STORED RECORDS =>
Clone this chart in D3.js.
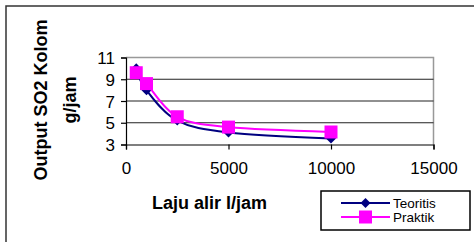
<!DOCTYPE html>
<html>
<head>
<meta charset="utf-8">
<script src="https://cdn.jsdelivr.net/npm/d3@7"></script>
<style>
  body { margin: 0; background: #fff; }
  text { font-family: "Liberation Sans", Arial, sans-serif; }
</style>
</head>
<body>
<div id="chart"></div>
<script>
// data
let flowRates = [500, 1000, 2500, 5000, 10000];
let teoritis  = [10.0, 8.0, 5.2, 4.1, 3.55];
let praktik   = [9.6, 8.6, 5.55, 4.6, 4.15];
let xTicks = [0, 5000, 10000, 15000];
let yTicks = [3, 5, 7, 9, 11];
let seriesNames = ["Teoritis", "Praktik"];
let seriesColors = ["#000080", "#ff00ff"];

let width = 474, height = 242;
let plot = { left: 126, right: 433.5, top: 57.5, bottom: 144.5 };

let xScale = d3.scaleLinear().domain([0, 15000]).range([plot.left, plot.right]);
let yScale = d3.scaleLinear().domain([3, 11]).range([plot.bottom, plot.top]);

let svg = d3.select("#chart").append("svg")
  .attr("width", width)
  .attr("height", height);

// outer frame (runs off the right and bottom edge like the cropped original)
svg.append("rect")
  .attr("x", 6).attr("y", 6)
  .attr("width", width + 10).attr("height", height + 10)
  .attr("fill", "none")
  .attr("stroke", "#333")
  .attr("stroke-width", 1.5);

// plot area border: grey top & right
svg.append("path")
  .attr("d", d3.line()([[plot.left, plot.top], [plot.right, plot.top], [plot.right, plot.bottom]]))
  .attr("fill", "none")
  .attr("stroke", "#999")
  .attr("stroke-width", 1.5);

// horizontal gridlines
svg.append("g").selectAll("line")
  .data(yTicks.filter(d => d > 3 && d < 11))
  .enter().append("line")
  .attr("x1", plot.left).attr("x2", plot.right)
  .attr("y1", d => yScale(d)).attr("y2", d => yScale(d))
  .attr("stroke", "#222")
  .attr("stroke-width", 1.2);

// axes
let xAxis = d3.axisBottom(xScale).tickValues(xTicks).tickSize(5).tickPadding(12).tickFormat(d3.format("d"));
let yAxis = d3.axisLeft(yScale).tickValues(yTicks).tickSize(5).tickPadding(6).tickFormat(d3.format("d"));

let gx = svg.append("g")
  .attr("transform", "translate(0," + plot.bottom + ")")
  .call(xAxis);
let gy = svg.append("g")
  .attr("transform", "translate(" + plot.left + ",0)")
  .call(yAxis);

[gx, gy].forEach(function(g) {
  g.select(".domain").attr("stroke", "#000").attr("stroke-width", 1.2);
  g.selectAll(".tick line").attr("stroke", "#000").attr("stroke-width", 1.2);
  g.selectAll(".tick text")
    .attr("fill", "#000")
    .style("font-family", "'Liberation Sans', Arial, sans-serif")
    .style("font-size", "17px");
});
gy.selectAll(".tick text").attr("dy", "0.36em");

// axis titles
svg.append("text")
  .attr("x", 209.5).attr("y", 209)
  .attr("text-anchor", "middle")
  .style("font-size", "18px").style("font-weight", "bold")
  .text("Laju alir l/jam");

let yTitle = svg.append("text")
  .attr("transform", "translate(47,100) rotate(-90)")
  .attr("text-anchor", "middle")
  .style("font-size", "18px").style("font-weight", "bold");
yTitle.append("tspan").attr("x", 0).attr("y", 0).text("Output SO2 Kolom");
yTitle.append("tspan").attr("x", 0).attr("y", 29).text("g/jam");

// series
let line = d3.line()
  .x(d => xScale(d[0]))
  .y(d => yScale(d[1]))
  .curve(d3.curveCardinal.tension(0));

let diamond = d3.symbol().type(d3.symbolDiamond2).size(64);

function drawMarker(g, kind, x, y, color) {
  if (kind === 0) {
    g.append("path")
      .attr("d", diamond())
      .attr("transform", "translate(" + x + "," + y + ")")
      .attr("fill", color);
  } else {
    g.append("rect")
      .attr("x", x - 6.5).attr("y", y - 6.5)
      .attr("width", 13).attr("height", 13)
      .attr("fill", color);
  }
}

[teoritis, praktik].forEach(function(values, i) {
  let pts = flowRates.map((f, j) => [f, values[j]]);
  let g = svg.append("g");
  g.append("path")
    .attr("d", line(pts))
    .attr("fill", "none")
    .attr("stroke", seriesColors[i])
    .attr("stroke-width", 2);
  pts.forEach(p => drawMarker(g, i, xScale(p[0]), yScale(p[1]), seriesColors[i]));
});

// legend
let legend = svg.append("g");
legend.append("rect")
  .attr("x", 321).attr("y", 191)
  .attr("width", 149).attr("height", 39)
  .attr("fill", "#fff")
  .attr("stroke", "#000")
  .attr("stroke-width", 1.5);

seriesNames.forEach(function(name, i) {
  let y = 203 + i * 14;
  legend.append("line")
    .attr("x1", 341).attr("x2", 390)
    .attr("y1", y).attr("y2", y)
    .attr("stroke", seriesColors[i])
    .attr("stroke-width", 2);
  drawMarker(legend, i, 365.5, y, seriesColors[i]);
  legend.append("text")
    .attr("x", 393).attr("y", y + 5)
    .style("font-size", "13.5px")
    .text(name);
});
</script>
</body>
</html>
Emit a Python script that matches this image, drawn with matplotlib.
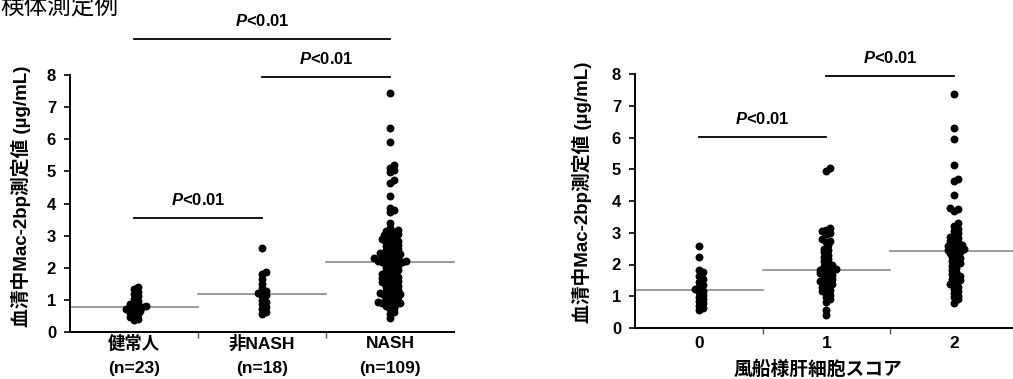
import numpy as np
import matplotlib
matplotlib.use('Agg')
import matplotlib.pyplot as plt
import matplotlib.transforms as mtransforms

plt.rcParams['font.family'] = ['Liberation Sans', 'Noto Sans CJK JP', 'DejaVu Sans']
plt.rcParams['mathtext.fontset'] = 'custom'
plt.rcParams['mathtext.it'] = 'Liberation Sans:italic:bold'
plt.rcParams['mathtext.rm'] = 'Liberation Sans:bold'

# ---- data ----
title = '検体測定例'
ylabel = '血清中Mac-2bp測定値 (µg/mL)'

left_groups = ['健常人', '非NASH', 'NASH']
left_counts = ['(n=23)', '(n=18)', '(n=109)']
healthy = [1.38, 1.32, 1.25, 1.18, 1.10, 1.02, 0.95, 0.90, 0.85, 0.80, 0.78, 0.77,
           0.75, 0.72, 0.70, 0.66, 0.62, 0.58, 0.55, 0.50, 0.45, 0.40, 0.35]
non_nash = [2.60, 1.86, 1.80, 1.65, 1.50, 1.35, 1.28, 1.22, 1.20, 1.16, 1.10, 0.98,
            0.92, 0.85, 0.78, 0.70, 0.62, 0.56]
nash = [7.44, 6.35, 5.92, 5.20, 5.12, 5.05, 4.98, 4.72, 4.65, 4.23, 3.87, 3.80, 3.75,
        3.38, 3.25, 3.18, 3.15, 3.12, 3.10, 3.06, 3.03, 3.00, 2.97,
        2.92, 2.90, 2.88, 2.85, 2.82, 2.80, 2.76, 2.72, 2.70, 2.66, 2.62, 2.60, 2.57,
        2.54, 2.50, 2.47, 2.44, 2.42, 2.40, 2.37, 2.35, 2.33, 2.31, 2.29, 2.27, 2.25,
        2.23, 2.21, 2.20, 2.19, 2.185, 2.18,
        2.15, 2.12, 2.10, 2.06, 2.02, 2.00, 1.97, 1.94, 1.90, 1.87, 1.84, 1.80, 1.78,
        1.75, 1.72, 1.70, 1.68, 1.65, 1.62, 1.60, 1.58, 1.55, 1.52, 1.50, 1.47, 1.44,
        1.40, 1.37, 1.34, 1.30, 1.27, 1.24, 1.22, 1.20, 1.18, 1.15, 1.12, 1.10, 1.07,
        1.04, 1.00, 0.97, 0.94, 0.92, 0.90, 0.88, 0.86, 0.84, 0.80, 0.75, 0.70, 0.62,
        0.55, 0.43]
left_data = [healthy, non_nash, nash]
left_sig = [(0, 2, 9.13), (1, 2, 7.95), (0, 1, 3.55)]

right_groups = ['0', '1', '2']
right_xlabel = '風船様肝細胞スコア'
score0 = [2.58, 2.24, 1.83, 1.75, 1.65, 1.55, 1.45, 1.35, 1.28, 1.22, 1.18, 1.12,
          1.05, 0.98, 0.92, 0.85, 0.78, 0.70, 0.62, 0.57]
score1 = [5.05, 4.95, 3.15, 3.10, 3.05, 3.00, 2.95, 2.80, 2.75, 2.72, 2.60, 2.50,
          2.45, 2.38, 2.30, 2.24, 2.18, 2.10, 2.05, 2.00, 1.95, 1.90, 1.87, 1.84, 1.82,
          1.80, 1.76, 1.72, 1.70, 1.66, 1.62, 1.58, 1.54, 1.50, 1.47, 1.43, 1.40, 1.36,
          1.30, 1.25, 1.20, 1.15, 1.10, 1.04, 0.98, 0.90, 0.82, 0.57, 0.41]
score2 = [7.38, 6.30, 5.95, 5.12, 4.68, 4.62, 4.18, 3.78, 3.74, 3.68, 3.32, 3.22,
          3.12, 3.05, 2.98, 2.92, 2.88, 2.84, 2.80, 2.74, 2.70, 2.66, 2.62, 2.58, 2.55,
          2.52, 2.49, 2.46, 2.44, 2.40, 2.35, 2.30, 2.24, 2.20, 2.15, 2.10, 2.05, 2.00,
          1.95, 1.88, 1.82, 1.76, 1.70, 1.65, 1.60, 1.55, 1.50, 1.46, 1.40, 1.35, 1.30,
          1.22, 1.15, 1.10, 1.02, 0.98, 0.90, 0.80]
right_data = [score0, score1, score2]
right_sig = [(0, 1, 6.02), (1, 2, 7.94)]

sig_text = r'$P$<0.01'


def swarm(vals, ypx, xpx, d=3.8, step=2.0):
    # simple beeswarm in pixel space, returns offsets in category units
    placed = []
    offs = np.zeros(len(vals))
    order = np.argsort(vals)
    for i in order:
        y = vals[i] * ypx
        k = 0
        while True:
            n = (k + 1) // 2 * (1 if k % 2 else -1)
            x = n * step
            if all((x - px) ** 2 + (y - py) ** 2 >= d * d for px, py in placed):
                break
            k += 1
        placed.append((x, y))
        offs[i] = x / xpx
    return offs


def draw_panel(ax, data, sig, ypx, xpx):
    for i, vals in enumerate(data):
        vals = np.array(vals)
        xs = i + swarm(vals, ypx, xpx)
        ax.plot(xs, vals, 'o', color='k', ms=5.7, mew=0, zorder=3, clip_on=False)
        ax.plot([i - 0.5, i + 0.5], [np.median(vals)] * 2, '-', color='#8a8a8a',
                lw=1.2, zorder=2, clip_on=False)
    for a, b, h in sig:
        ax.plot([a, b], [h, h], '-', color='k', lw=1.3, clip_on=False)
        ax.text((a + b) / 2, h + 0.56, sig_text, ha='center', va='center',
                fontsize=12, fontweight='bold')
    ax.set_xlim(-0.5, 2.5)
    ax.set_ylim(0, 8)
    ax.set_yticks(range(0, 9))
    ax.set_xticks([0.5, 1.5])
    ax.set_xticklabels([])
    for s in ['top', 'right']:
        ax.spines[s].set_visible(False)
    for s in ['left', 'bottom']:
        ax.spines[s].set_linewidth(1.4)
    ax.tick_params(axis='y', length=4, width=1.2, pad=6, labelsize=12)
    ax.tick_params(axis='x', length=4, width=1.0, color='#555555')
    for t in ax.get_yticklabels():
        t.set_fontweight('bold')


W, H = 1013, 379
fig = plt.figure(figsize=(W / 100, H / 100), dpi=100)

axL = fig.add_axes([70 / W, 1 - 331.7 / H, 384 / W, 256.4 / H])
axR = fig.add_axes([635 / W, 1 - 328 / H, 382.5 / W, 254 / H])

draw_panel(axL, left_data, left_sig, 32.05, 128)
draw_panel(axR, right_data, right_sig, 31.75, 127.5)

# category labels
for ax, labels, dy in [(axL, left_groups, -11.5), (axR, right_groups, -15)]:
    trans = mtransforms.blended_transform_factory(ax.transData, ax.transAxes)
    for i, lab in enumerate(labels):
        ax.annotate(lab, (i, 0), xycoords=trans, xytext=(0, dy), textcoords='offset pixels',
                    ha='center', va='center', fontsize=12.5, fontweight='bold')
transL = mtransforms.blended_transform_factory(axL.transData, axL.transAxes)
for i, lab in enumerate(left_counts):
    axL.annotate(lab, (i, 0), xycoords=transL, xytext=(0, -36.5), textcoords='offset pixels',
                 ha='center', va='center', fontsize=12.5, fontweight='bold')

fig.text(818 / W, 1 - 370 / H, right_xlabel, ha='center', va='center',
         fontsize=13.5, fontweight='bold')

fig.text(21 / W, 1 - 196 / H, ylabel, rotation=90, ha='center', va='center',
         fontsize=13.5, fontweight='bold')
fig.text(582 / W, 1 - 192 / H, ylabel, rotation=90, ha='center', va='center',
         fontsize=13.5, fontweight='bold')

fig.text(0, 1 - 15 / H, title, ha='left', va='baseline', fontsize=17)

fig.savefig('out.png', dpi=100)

AIM OF THE EXERCISE =>
Start at the line above containing "Emit a Python" and stop at the line containing "left_sig = [(0, 2, 9.13), (1, 2, 7.95), (0, 1, 3.55)]": print those lines and everything between them exactly, but not the pictures.

PROBLEM SOLUTION =>
Emit a Python script that matches this image, drawn with matplotlib.
import numpy as np
import matplotlib
matplotlib.use('Agg')
import matplotlib.pyplot as plt
import matplotlib.transforms as mtransforms

plt.rcParams['font.family'] = ['Liberation Sans', 'Noto Sans CJK JP', 'DejaVu Sans']
plt.rcParams['mathtext.fontset'] = 'custom'
plt.rcParams['mathtext.it'] = 'Liberation Sans:italic:bold'
plt.rcParams['mathtext.rm'] = 'Liberation Sans:bold'

# ---- data ----
title = '検体測定例'
ylabel = '血清中Mac-2bp測定値 (µg/mL)'

left_groups = ['健常人', '非NASH', 'NASH']
left_counts = ['(n=23)', '(n=18)', '(n=109)']
healthy = [1.38, 1.32, 1.25, 1.18, 1.10, 1.02, 0.95, 0.90, 0.85, 0.80, 0.78, 0.77,
           0.75, 0.72, 0.70, 0.66, 0.62, 0.58, 0.55, 0.50, 0.45, 0.40, 0.35]
non_nash = [2.60, 1.86, 1.80, 1.65, 1.50, 1.35, 1.28, 1.22, 1.20, 1.16, 1.10, 0.98,
            0.92, 0.85, 0.78, 0.70, 0.62, 0.56]
nash = [7.44, 6.35, 5.92, 5.20, 5.12, 5.05, 4.98, 4.72, 4.65, 4.23, 3.87, 3.80, 3.75,
        3.38, 3.25, 3.18, 3.15, 3.12, 3.10, 3.06, 3.03, 3.00, 2.97,
        2.92, 2.90, 2.88, 2.85, 2.82, 2.80, 2.76, 2.72, 2.70, 2.66, 2.62, 2.60, 2.57,
        2.54, 2.50, 2.47, 2.44, 2.42, 2.40, 2.37, 2.35, 2.33, 2.31, 2.29, 2.27, 2.25,
        2.23, 2.21, 2.20, 2.19, 2.185, 2.18,
        2.15, 2.12, 2.10, 2.06, 2.02, 2.00, 1.97, 1.94, 1.90, 1.87, 1.84, 1.80, 1.78,
        1.75, 1.72, 1.70, 1.68, 1.65, 1.62, 1.60, 1.58, 1.55, 1.52, 1.50, 1.47, 1.44,
        1.40, 1.37, 1.34, 1.30, 1.27, 1.24, 1.22, 1.20, 1.18, 1.15, 1.12, 1.10, 1.07,
        1.04, 1.00, 0.97, 0.94, 0.92, 0.90, 0.88, 0.86, 0.84, 0.80, 0.75, 0.70, 0.62,
        0.55, 0.43]
left_data = [healthy, non_nash, nash]
left_sig = [(0, 2, 9.13), (1, 2, 7.95), (0, 1, 3.55)]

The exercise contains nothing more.